「木の家は調湿してくれるから快適ですよ」
家づくりを考えている方なら、一度は耳にしたことがあるのではないでしょうか。確かに、木は自然素材として優れた特性を持っています。しかし、実はすべての木が調湿するわけではありません。
今回は、木の調湿効果について、もみの木の内装材を手掛ける私たちが、木の調湿効果について業界のタブーに切り込みます。
木が調湿するための、2つの条件
木が調湿効果を発揮するためには、2つの条件が必要です。
- 自然乾燥であること
- 柾目(まさめ)であること
この2つの条件が揃って初めて、木は調湿効果を発揮します。逆に言えば、この条件を満たしていない木材は、見た目は木でも、調湿効果はほとんど期待できないのです。
自然乾燥と人工乾燥の違い
木は、伐採したときに約70%の水分を含んでいます。この水分を約12%まで乾燥させないと、建材として使用できません。

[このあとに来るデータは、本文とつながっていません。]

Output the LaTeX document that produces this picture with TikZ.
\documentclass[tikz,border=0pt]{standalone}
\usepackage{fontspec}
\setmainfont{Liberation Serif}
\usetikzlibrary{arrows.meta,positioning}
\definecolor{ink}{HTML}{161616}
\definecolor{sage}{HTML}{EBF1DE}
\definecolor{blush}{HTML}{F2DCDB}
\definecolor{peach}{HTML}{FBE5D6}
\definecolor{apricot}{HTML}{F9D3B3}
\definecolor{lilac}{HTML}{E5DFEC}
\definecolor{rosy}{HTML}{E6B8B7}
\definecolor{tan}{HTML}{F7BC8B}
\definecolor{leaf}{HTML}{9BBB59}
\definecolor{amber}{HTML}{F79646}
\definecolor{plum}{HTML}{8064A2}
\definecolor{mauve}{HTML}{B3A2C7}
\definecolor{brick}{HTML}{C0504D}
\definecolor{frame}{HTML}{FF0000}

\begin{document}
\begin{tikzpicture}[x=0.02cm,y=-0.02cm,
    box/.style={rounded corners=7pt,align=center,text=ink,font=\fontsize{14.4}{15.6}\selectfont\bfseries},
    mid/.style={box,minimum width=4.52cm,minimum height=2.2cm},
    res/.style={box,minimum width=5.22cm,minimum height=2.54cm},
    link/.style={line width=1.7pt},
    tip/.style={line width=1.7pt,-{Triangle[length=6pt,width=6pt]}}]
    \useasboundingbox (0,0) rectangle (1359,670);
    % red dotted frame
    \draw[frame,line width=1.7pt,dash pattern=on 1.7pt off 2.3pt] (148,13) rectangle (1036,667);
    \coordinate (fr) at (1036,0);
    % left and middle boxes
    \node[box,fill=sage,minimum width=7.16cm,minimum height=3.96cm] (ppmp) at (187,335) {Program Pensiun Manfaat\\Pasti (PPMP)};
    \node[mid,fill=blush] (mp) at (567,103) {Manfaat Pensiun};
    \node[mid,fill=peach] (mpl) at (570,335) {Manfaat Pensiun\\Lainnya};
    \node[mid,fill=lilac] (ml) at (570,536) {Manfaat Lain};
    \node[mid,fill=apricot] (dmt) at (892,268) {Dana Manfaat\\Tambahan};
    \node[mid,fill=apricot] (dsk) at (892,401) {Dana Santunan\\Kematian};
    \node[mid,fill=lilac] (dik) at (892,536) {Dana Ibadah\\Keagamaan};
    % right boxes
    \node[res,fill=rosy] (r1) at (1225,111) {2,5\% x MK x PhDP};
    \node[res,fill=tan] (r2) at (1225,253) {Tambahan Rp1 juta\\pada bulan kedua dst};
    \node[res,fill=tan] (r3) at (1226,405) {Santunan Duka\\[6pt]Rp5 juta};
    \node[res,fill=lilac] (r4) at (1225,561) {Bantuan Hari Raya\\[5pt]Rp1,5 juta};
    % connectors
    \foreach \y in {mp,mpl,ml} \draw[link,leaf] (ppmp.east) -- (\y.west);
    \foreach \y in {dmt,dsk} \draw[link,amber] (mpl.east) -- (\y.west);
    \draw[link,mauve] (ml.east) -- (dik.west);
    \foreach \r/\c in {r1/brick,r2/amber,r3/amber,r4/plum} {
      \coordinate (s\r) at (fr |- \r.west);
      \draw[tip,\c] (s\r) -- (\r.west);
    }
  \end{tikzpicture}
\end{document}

この乾燥方法には、自然乾燥と人工乾燥の2種類があります。
自然乾燥は、時間をかけて自然に乾燥させる方法です。手間と時間がかかりますが、木の細胞を壊すことなく、木が本来持っている機能を保つことができます。
一方、人工乾燥は、機械で熱を加えて短時間で乾燥させる方法です。効率的で安価ですが、熱によって木の細胞が壊れてしまい、調湿効果などの機能が失われてしまいます。

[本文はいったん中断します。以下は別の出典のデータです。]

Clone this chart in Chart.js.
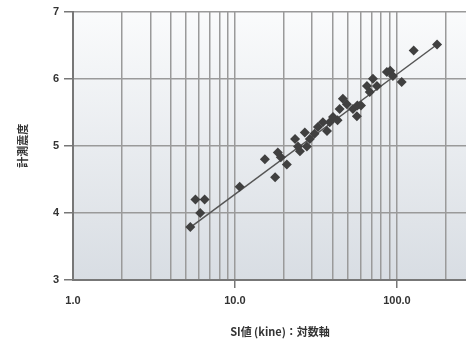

現在、日本で流通している木材のほとんどは人工乾燥です。自然乾燥の木材を探す方が、むしろ難しいと言えるでしょう。
柾目と板目の違い
木材には、製材方法によって「柾目(まさめ)」と「板目(いため)」という2種類の木目があります。
柾目は、年輪に対して垂直に切り出した木材で、木目が真っ直ぐに通っています。調湿効果があり、反りや狂いが少ないのが特徴です。
板目は、年輪に対して平行に切り出した木材で、タケノコの断面のような山形の模様が特徴です。水分を閉じ込める性質があり、調湿効果はあまり期待できません。

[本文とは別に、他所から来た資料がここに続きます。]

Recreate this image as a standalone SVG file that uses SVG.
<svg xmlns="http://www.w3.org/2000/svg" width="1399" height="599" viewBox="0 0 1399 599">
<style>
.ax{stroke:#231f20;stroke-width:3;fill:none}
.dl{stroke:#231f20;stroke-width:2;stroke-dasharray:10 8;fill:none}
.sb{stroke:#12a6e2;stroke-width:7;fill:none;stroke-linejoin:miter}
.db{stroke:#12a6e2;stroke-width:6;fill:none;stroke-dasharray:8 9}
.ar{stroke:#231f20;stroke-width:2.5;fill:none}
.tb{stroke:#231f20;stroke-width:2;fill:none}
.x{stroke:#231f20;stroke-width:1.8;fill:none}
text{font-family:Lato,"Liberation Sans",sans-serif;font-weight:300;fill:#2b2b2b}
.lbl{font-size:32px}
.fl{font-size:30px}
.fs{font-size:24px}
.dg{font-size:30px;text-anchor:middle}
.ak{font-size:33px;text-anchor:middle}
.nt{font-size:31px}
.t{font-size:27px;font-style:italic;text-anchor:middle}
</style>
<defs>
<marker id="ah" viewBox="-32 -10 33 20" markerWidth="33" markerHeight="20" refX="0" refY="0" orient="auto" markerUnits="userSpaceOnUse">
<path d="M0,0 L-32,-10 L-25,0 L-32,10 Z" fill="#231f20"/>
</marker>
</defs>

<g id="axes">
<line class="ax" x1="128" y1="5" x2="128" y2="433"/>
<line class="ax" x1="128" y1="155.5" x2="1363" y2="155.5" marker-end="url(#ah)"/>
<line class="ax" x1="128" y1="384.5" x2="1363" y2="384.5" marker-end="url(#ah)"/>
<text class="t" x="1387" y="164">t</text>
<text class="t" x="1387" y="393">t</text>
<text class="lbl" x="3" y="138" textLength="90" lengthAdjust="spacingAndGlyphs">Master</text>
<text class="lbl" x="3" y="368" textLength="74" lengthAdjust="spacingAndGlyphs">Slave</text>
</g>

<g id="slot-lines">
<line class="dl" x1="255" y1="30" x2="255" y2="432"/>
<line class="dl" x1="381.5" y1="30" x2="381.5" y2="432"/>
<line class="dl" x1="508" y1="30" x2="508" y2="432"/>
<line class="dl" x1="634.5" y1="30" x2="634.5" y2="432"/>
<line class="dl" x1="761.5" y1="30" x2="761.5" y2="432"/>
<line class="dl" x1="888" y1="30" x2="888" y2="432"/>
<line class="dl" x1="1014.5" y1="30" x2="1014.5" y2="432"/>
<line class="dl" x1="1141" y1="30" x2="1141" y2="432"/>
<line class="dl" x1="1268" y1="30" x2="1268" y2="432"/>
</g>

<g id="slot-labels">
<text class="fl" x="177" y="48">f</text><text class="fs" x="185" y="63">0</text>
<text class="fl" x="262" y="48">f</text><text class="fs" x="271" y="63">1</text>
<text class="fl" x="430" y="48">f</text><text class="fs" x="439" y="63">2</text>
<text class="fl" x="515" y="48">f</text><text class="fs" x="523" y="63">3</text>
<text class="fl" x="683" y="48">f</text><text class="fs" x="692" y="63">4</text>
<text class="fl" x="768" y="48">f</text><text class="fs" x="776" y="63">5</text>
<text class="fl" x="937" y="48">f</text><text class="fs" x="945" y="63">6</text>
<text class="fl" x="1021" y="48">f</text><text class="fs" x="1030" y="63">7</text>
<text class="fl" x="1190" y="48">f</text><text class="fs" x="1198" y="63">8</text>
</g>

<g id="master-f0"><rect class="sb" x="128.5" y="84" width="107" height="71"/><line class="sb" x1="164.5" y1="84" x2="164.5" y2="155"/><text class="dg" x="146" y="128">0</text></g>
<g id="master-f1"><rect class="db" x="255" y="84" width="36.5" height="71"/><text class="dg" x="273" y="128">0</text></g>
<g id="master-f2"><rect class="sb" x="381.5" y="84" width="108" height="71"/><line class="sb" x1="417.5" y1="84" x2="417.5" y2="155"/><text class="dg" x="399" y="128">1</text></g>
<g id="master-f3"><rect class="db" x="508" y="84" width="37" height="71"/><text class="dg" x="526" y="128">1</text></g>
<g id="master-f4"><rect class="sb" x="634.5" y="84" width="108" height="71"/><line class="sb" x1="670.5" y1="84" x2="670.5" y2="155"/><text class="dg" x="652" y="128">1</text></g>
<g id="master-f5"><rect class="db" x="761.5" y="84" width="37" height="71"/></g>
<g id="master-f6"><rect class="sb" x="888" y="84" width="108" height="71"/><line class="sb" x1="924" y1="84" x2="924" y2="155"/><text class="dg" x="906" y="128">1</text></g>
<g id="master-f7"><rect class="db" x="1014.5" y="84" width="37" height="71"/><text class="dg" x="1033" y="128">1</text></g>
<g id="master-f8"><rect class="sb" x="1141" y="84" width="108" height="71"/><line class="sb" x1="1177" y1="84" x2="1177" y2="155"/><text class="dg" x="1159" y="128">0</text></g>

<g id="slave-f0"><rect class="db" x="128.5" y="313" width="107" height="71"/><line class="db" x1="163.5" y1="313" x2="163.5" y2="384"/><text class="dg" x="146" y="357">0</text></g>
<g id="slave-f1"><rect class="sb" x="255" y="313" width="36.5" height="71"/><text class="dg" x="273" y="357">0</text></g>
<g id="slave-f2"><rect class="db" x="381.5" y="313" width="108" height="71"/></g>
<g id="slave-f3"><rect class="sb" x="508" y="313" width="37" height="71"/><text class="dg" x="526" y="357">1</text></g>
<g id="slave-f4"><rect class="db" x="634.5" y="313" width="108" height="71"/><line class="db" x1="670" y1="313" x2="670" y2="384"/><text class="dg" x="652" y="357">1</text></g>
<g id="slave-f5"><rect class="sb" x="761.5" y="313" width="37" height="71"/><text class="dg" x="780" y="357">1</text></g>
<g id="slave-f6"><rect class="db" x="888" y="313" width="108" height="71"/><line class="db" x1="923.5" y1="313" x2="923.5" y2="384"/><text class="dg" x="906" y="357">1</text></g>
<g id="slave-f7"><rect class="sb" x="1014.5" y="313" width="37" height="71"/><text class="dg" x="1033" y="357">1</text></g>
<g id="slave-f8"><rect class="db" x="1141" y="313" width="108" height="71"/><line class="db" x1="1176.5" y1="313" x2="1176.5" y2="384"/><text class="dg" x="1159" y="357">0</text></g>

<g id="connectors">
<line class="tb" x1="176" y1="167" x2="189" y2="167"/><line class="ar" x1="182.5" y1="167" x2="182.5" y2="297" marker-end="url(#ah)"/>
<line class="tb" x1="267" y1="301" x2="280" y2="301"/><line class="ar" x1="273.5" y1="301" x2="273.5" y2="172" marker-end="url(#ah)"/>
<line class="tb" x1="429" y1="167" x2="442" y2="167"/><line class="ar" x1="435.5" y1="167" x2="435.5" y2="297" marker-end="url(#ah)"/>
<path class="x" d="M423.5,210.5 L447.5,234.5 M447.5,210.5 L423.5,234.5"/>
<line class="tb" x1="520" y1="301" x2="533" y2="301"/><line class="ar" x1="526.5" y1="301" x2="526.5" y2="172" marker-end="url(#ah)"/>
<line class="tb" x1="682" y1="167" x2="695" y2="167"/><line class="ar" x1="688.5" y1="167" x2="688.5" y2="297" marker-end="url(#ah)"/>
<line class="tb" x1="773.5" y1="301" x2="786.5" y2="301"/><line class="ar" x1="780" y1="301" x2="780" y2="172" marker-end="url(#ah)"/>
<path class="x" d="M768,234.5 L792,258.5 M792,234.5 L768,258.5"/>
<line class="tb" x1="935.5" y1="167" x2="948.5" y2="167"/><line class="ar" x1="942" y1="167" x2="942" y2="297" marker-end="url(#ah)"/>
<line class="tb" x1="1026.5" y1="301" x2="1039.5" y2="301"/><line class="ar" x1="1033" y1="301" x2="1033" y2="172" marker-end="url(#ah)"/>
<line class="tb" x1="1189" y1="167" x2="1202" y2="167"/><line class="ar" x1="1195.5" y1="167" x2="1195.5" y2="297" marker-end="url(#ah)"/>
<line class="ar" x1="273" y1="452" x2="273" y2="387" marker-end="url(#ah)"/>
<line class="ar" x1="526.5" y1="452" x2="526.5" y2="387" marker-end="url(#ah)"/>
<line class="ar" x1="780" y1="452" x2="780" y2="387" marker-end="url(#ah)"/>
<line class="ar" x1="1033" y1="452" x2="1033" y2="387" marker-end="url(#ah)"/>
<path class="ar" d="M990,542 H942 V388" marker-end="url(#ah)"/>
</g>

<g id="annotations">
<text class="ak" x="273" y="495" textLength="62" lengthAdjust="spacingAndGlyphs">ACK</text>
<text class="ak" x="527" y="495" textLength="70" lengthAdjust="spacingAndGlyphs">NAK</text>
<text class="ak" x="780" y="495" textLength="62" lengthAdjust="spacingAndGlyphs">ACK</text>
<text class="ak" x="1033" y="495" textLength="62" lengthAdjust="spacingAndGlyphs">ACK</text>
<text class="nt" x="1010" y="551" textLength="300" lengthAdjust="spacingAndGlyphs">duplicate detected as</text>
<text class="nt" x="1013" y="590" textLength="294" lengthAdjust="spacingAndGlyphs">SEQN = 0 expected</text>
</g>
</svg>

昔から日本では、この2つを用途に応じて使い分けてきました。お櫃やすし桶など、調湿が必要な用途には柾目を。酒樽や醤油樽など、水分を漏らさない用途には板目を使ってきたのです。
関連記事:【調湿・反りの秘密】もみの木の家が「柾目」にこだわる理由|板目との違いを建築のプロが解説
- 柾目と板目
「木なら何でも調湿する」は間違い
「木の家は調湿します」と説明する住宅会社は多いですが、実際には、使っている木材のほとんどが人工乾燥の板目です。
見た目は木でも、調湿効果はありません。
さらに、無塗装でなければ、木の表面が塗料で覆われてしまい、調湿効果は発揮されません。塗装された木材は、まるでサランラップ®で包まれたようなもので、呼吸することができないのです。
つまり、「木なら何でも調湿する」というのは間違いです。正確には、「自然乾燥の柾目で、無塗装の木材」だけが調湿効果を発揮するのです。
だから、私たちはもみの木しか使いません
私たちが内装材にもみの木を使う理由は、ここにあります。
もみの木は、自然乾燥された柾目の無塗装材です。調湿効果、消臭効果、抗菌効果など、木が本来持っている機能を最大限に発揮します。
見た目だけの「木の家」ではなく、本当に快適な空気環境を実現する家。それが、私たちの目指す家づくりです。
「木の家がいい」と思っている方は、ぜひ一度、その木材の乾燥方法と製材方法を確認してみてください。自然乾燥ですか?柾目ですか?無塗装ですか?
その答えが、本当に快適な家づくりの第一歩になります。